■ **What is being asked**: Retype the data exactly, from its first line to the line containing "import plotly.graph_objects as go", including both, and skip any picture.

····················

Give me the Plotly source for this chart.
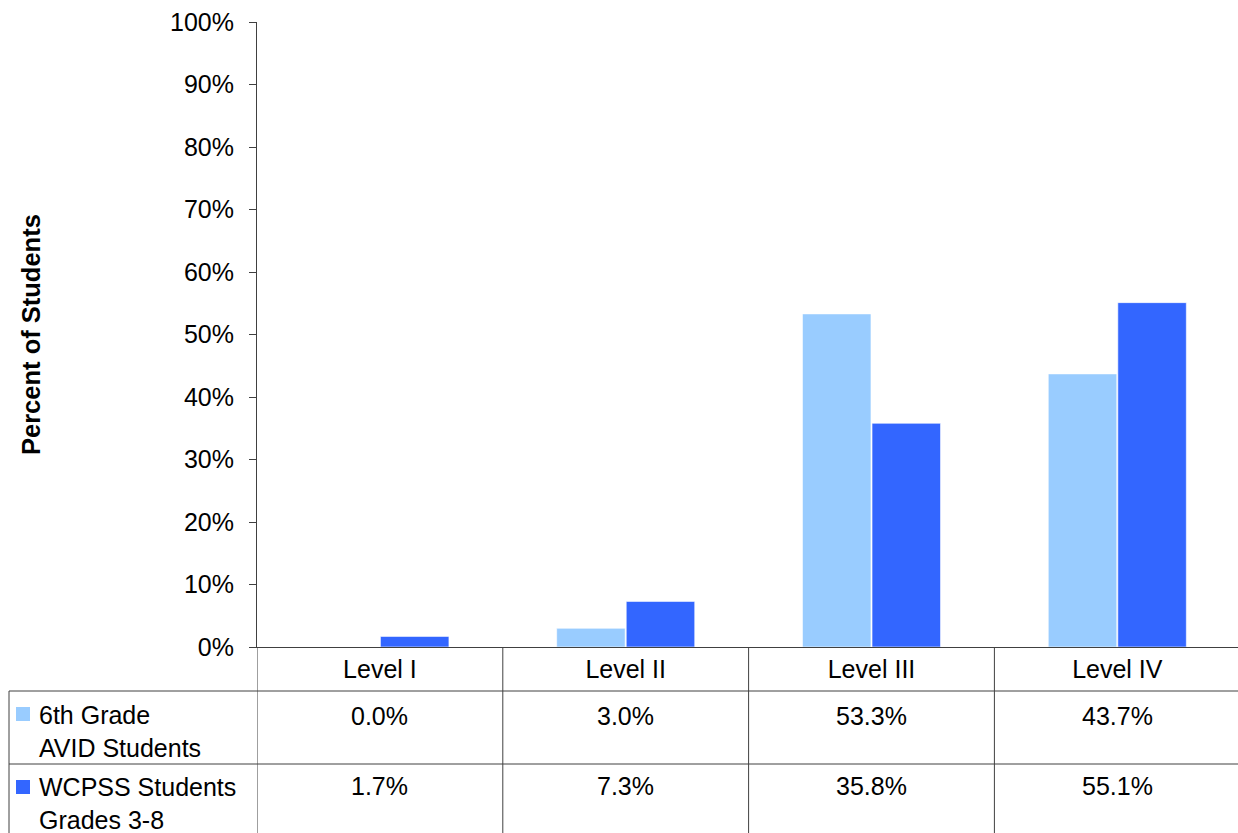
import plotly.graph_objects as go

categories = ["Level I", "Level II", "Level III", "Level IV"]
series_names = ["6th Grade<br>AVID Students", "WCPSS Students<br>Grades 3-8"]
avid_values = [0.0, 3.0, 53.3, 43.7]
wcpss_values = [1.7, 7.3, 35.8, 55.1]
y_tick_values = [0, 10, 20, 30, 40, 50, 60, 70, 80, 90, 100]
y_tick_labels = [f"{v}%" for v in y_tick_values]
y_title = "Percent of Students"

colors = ["#99CCFF", "#3366FF"]
line_color = "#404040"
FONT = "Liberation Sans, Arial, sans-serif"
FS = 25

W, H = 1238, 833
P_LEFT, P_RIGHT, P_TOP, P_BOTTOM = 257, 1238, 22, 647
L = P_LEFT
T = P_TOP
R = W - P_RIGHT
B = H - P_BOTTOM
plot_w = P_RIGHT - P_LEFT
plot_h = P_BOTTOM - P_TOP

def px_y(py):
    return (P_BOTTOM - py) / plot_h

def px_x(px):
    return (px - P_LEFT) / plot_w

cat_w_px = 245.8
x_max = -0.5 + plot_w / cat_w_px

fig = go.Figure()
all_values = [avid_values, wcpss_values]
for name, vals, col in zip(series_names, all_values, colors):
    fig.add_trace(go.Bar(
        x=list(range(len(categories))), y=vals, name=name.replace("<br>", " "),
        marker=dict(color=col, line=dict(color="rgba(255,255,255,0.6)", width=1)),
        showlegend=False, hoverinfo="skip",
    ))

shapes = []
ann = []
row1_line = 691
row2_line = 764
bottom = 840
left_border = 9

for i in range(len(categories) + 1):
    xb = i - 0.5
    shapes.append(dict(type="line", xref="x", yref="paper", x0=xb, x1=xb,
                       y0=0, y1=px_y(bottom), line=dict(color=line_color, width=1)))
for ry in (row1_line, row2_line):
    shapes.append(dict(type="line", xref="paper", yref="paper", x0=px_x(left_border), x1=1.01,
                       y0=px_y(ry), y1=px_y(ry), line=dict(color=line_color, width=1)))
shapes.append(dict(type="line", xref="paper", yref="paper", x0=px_x(left_border), x1=px_x(left_border),
                   y0=px_y(row1_line), y1=px_y(bottom), line=dict(color=line_color, width=1)))

row_value_y = [716, 786]
row_label_y = [731.5, 803.5]
key_top = [707, 780]
for k, (name, vals, col) in enumerate(zip(series_names, all_values, colors)):
    shapes.append(dict(type="rect", xref="paper", yref="paper",
                       x0=px_x(16), x1=px_x(30), y0=px_y(key_top[k]), y1=px_y(key_top[k] + 14),
                       fillcolor=col, line=dict(width=0)))
    ann.append(dict(text=name, xref="paper", yref="paper", x=px_x(37), y=px_y(row_label_y[k]),
                    xanchor="left", yanchor="middle", align="left", showarrow=False,
                    font=dict(family=FONT, size=FS, color="black")))
    for i, v in enumerate(vals):
        ann.append(dict(text=f"{v:.1f}%", xref="x", yref="paper", x=i, y=px_y(row_value_y[k]),
                        xanchor="center", yanchor="middle", showarrow=False,
                        font=dict(family=FONT, size=FS, color="black")))

ann.append(dict(text=f"<b>{y_title}</b>", xref="paper", yref="paper", x=px_x(31), y=px_y(335),
                xanchor="center", yanchor="middle", textangle=-90, showarrow=False,
                font=dict(family=FONT, size=25.5, color="black")))

fig.update_layout(
    width=W, height=H,
    margin=dict(l=L, r=R, t=T, b=B, autoexpand=False),
    paper_bgcolor="white", plot_bgcolor="white",
    barmode="group", bargap=0.434, bargroupgap=0.015,
    font=dict(family=FONT, size=FS, color="black"),
    shapes=shapes, annotations=ann,
    hovermode=False,
    xaxis=dict(range=[-0.5, x_max], tickmode="array", tickvals=list(range(len(categories))),
               ticktext=categories, showline=True, linecolor=line_color, linewidth=1,
               ticks="", showgrid=False, zeroline=False, fixedrange=True,
               tickfont=dict(family=FONT, size=FS, color="black")),
    yaxis=dict(range=[0, 100], tickmode="array", tickvals=y_tick_values, ticktext=y_tick_labels,
               showline=True, linecolor=line_color, linewidth=1, ticks="outside", ticklen=7,
               tickcolor=line_color, showgrid=False, zeroline=False, ticklabelstandoff=10,
               fixedrange=True, tickfont=dict(family=FONT, size=FS, color="black")),
)

fig.write_html(
    "out.html",
    config={"displayModeBar": False, "staticPlot": True},
    post_script="document.body.style.margin='0';document.body.style.overflow='hidden';",
)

····················

■ **Response**:
Give me the Plotly source for this chart.
import plotly.graph_objects as go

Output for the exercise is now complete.